### What is asked
Retype every line from the start of the data down to and including the line with "import plotly.graph_objects as go". Skip the pictures.

### Data lines
>> start

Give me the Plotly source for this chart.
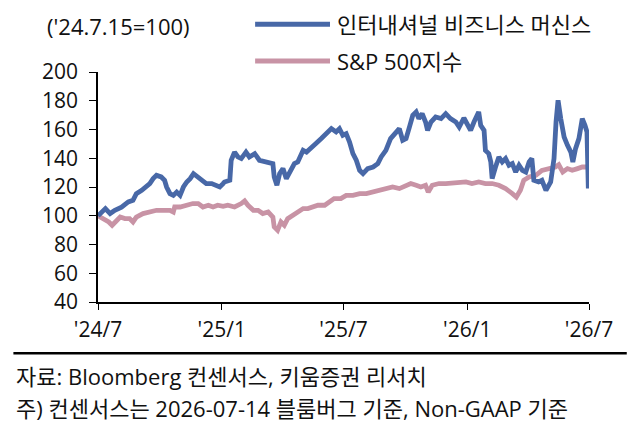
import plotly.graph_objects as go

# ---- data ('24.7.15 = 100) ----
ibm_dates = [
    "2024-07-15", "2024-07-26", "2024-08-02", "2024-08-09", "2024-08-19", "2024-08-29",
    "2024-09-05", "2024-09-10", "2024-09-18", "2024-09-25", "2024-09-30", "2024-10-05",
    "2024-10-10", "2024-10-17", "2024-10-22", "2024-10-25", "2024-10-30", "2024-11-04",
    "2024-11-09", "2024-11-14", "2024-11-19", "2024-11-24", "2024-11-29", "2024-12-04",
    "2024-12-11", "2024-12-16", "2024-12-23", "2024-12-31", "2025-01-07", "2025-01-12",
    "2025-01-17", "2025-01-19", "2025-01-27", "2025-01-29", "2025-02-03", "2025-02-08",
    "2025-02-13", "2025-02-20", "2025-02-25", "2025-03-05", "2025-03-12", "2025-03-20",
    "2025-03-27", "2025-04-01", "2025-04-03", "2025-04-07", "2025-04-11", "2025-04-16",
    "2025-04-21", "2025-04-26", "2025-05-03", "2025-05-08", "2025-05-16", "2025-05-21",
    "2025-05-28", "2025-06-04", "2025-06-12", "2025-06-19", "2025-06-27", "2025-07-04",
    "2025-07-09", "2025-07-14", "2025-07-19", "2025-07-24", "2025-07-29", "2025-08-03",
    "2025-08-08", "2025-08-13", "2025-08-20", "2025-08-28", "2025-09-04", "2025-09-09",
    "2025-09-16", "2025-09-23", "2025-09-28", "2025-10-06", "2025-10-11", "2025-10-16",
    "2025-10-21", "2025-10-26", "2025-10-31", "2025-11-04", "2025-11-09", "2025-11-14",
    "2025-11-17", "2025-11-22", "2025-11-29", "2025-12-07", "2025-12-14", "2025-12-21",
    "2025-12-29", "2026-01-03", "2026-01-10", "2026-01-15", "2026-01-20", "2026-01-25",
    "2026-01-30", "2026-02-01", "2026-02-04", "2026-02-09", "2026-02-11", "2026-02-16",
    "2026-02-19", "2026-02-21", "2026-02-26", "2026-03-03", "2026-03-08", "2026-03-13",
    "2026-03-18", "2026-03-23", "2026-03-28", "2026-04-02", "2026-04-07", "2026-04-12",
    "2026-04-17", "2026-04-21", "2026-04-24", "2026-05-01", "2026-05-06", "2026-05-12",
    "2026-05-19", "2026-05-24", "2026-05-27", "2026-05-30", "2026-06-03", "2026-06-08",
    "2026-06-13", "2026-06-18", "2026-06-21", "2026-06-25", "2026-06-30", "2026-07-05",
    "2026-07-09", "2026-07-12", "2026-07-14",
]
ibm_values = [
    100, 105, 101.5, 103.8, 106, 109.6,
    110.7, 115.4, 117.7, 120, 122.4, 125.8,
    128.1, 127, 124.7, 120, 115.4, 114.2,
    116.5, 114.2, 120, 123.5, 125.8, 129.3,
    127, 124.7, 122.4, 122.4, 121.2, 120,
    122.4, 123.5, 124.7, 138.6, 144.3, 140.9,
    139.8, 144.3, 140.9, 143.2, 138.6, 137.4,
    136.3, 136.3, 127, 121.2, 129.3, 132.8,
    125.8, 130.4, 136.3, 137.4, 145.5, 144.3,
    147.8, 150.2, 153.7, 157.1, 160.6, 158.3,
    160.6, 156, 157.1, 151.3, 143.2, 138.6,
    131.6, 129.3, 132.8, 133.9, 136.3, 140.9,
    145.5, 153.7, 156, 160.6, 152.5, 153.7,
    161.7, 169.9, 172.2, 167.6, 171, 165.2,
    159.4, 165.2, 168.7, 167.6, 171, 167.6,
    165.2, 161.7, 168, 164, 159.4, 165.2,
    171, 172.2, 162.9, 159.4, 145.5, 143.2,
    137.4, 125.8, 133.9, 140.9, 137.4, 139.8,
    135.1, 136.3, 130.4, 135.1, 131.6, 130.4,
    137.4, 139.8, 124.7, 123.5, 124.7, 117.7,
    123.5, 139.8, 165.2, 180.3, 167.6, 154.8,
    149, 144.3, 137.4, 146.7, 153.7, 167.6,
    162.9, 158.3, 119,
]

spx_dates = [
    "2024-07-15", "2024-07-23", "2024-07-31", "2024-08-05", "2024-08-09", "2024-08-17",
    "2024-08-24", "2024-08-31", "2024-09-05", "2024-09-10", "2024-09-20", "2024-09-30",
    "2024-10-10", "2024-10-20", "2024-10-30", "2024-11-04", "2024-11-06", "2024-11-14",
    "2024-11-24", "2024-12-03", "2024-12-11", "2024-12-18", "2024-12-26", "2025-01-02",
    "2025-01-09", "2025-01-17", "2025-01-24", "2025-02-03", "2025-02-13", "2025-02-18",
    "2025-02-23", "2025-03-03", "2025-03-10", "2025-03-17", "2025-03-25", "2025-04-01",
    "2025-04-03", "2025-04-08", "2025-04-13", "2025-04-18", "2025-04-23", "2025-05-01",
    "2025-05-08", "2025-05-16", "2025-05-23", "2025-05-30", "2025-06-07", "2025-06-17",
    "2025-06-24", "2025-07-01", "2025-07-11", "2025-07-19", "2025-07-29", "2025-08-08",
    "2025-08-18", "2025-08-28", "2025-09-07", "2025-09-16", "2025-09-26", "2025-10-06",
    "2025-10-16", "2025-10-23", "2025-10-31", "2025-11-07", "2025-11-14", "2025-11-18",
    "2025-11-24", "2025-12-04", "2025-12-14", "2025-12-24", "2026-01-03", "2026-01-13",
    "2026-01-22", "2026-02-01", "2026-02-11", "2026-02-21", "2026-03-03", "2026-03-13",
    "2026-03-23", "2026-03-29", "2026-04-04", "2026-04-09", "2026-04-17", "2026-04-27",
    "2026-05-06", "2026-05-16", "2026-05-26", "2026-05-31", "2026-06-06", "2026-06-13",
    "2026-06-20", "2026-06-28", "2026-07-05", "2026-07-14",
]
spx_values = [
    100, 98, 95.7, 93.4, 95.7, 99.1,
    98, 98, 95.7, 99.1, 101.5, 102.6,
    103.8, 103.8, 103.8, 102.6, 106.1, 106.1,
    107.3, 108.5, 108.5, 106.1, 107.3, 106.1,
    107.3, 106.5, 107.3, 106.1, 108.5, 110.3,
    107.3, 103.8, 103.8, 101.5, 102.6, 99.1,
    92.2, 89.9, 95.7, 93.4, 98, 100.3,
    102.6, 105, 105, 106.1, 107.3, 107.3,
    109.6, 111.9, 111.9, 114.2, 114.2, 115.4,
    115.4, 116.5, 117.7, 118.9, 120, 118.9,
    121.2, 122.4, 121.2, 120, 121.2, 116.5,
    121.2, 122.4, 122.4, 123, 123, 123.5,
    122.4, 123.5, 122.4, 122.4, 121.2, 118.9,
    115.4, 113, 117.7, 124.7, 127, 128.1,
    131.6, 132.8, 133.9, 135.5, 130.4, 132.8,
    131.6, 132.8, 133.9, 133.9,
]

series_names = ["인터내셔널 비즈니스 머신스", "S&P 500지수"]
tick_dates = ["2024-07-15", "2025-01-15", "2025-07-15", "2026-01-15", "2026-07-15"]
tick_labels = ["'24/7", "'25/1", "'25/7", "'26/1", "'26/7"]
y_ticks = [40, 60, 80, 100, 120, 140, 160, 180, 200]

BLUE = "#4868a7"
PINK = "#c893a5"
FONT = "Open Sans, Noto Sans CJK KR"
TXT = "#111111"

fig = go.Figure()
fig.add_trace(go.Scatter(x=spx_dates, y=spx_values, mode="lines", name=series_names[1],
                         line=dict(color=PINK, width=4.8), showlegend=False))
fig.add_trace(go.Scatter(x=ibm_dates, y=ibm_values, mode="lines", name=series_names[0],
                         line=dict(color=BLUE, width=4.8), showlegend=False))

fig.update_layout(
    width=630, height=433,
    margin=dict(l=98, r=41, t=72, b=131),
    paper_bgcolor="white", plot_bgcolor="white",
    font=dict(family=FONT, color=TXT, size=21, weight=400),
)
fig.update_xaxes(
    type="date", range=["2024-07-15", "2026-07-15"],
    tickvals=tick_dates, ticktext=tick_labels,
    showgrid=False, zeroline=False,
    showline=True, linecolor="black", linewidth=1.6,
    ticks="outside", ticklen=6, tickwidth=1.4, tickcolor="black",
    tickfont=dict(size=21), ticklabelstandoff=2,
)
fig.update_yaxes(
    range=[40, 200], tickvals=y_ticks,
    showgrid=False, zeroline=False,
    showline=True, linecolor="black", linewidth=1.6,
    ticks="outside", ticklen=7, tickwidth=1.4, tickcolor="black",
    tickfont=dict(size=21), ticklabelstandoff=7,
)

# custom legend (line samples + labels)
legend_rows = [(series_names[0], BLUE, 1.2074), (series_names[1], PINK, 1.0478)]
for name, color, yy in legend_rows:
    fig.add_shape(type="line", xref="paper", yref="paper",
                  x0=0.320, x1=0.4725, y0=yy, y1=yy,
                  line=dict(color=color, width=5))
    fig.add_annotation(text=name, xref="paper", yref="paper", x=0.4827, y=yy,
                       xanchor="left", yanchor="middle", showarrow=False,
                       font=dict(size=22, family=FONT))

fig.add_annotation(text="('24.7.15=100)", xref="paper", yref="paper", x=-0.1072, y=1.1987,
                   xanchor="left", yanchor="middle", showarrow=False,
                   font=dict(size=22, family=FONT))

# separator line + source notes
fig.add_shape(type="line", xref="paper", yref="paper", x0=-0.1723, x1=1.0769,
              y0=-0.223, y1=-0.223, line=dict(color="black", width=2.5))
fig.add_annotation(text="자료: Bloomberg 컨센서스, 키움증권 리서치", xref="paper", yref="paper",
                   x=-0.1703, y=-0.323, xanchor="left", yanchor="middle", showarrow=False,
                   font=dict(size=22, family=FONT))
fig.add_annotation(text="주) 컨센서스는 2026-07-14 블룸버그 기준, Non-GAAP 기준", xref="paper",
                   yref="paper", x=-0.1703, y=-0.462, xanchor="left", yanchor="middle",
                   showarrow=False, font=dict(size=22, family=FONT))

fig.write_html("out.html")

>> end

### Correct output
Give me the Plotly source for this chart.
import plotly.graph_objects as go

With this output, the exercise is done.